A series of relief measures have already been announced by the SSM to ensure that each bank can play its role as a vehicle of public policy. Capital requirements have been lowered temporarily – a red line the SSM had refused to cross until now. Banks are invited to draw on their capital and liquidity buffers to absorb losses, and offer loans to companies and households, regardless of their credit risk. “After all, that’s what buffers are there for,” Mr. Enria said.
Relaxing regulation inevitably will create new risks in the banking industry.
As long as the crisis lasts, banks should not pay out dividends either (these should be retained as capital on their balance sheets), he insisted. Nor should they pay back shares or be too generous on variable remuneration. Furthermore, all unnecessary regulatory obstacles should be removed.

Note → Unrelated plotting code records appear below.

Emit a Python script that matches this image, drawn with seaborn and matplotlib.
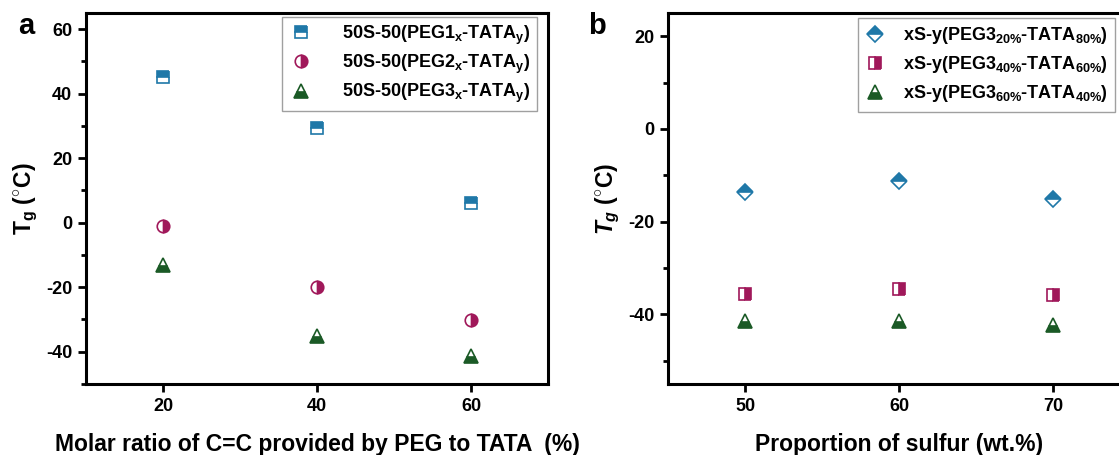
import matplotlib
matplotlib.use("Agg")
import matplotlib.pyplot as plt
import seaborn as sns
import pandas as pd
from matplotlib.ticker import MultipleLocator

sns.set_theme(style="ticks")
plt.rcParams['font.family'] = ['Liberation Sans', 'DejaVu Sans']
plt.rcParams['font.weight'] = 'bold'
plt.rcParams['mathtext.fontset'] = 'custom'
plt.rcParams['mathtext.rm'] = 'Liberation Sans:bold'
plt.rcParams['mathtext.bf'] = 'Liberation Sans:bold'
plt.rcParams['mathtext.it'] = 'Liberation Sans:italic:bold'
plt.rcParams['mathtext.default'] = 'rm'
plt.rcParams['axes.unicode_minus'] = False
for k in ['text.color', 'axes.labelcolor', 'xtick.color', 'ytick.color',
          'axes.edgecolor']:
    plt.rcParams[k] = 'black'

# ---- data panel a ----
ratio_a = [20, 40, 60]
peg1_a = [45.3, 29.2, 6.0]
peg2_a = [-1.0, -20.0, -30.2]
peg3_a = [-13.2, -35.2, -41.3]
labels_a = [r'50S-50(PEG1$_\mathrm{x}$-TATA$_\mathrm{y}$)',
            r'50S-50(PEG2$_\mathrm{x}$-TATA$_\mathrm{y}$)',
            r'50S-50(PEG3$_\mathrm{x}$-TATA$_\mathrm{y}$)']

# ---- data panel b ----
sulfur_b = [50, 60, 70]
peg20_b = [-13.6, -11.3, -15.1]
peg40_b = [-35.5, -34.6, -35.9]
peg60_b = [-41.4, -41.5, -42.2]
labels_b = [r'xS-y(PEG3$_{20\%}$-TATA$_{80\%}$)',
            r'xS-y(PEG3$_{40\%}$-TATA$_{60\%}$)',
            r'xS-y(PEG3$_{60\%}$-TATA$_{40\%}$)']

blue = '#1f78a8'
mag = '#a0185a'
green = '#1b5a26'

fig = plt.figure(figsize=(11.19, 4.55), dpi=100)
W, H = 1119, 455
axa = fig.add_axes([86 / W, (H - 384) / H, 462 / W, 371 / H])
axb = fig.add_axes([668 / W, (H - 384) / H, 462 / W, 371 / H])


def draw(ax, x, y, label, color, marker, fill, ms):
    df = pd.DataFrame({'x': x, 'y': y})
    sns.lineplot(data=df, x='x', y='y', ax=ax, linestyle='', marker=marker,
                 color=color, markersize=ms, fillstyle=fill,
                 markerfacecolor=color, markerfacecoloralt='white',
                 markeredgecolor=color, markeredgewidth=1.2, label=label,
                 legend=False)


draw(axa, ratio_a, peg1_a, labels_a[0], blue, 's', 'top', 8)
draw(axa, ratio_a, peg2_a, labels_a[1], mag, 'o', 'right', 9)
draw(axa, ratio_a, peg3_a, labels_a[2], green, '^', 'bottom', 10)

draw(axb, sulfur_b, peg20_b, labels_b[0], blue, 'D', 'top', 8.5)
draw(axb, sulfur_b, peg40_b, labels_b[1], mag, 's', 'right', 8)
draw(axb, sulfur_b, peg60_b, labels_b[2], green, '^', 'bottom', 10)

for ax in (axa, axb):
    for s in ax.spines.values():
        s.set_linewidth(2.2)
        s.set_color('black')
    ax.tick_params(axis='both', which='major', direction='out', length=6,
                   width=2, labelsize=13, color='black', labelcolor='black',
                   pad=4)
    ax.tick_params(axis='both', which='minor', direction='out', length=3.5,
                   width=2, color='black')
    ax.tick_params(axis='x', which='minor', bottom=False)

axa.set_xlim(10, 70)
axa.set_ylim(-50, 65)
axa.set_xticks([20, 40, 60])
axa.set_yticks([-40, -20, 0, 20, 40, 60])
axa.yaxis.set_minor_locator(MultipleLocator(10))
axa.set_xlabel('Molar ratio of C=C provided by PEG to TATA  (%)', fontsize=16.5,
               fontweight='bold', labelpad=13)
axa.set_ylabel(r'$\mathrm{T_g}$ ($^{\circ}$C)', fontsize=16.5, fontweight='bold',
               labelpad=4)

axb.set_xlim(45, 75)
axb.set_ylim(-55, 25)
axb.set_xticks([50, 60, 70])
axb.set_yticks([-40, -20, 0, 20])
axb.yaxis.set_minor_locator(MultipleLocator(10))
axb.set_xlabel('Proportion of sulfur (wt.%)', fontsize=16.5, fontweight='bold',
               labelpad=13)
axb.set_ylabel(r'$\mathit{T_g}$ ($^{\circ}$C)', fontsize=16.5, fontweight='bold',
               labelpad=4)

for ax in (axa, axb):
    for lab in ax.get_xticklabels() + ax.get_yticklabels():
        lab.set_fontweight('bold')

lega = axa.legend(loc='upper right', bbox_to_anchor=(1 - 11 / 462, 1 - 4 / 371),
                  borderaxespad=0, fontsize=13, frameon=True, fancybox=False,
                  edgecolor='#888888', handletextpad=1.6, labelspacing=0.33,
                  borderpad=0.35, handlelength=1.4)
lega.get_frame().set_linewidth(1.0)
legb = axb.legend(loc='upper right', bbox_to_anchor=(1 - 15 / 462, 1 - 5 / 371),
                  borderaxespad=0, fontsize=13, frameon=True, fancybox=False,
                  edgecolor='#888888', handletextpad=1.0, labelspacing=0.45,
                  borderpad=0.4, handlelength=1.1)
legb.get_frame().set_linewidth(1.0)

fig.text(26 / W, 1 - 26 / H, 'a', fontsize=21, fontweight='bold',
         ha='center', va='center')
fig.text(597 / W, 1 - 26 / H, 'b', fontsize=21, fontweight='bold',
         ha='center', va='center')

fig.savefig('out.png', dpi=100)
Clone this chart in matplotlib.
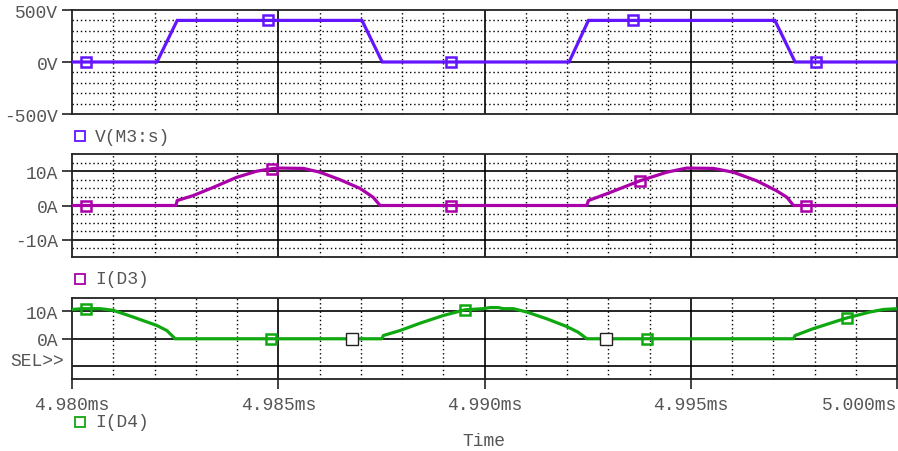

Relaxing regulation will inevitably create new risks in the banking industry, starting with a deterioration of banks’ asset quality and a substantial increase in NPLs over the next several months. As a result, banks might soon be back to where they were five years ago, before the SSM began operating.
Mr. Enria therefore proposes the creation of a “bad bank” to clean up soured loans at the eurozone level. Billions of euros in toxic debts could thus be removed from lenders’ balance sheets, and be assumed by the newly created, joint member-state-backed, entity. For the moment, the idea has far from unanimous support among euro area countries. Germany leads the resistance.
Mr. Mersch is due to retire by the end of 2020. The most likely candidate to replace him as vice chair of the supervisory board is German economist Isabel Schnabel, who was recently appointed to the ECB’s executive board. The renowned expert on financial stability and sovereign risk might give the bridge function new elan by reconsidering the interplay between bank supervision and monetary policy.
There is reason to think Ms. Schnabel, were she to become the next SSM copilot on Mr. Enria’s team, might put cooperation before strict separation of the ECB’s two policy arms. A prolonged post-pandemic crisis could threaten the stability of the financial system, thereby undermining the effectiveness of the ECB’s ultra-accommodative monetary policy and, in particular, its transmission to other parts of the euro area.
Access to detailed information on the banking sector could be valuable to President Christine Lagarde’s ECB. It has committed to buying large amounts of government bonds for “as long as necessary,” to shoulder the tremendous economic and social costs generated by the shock of the coronavirus pandemic.
At the very least, the ECB’s “insider knowledge” would allow monetary policymakers to price government bonds more accurately before buying them, thus reducing the risk that the bank will incur major losses. This would amount to further empowerment of the ECB, raising new questions of democratic legitimacy.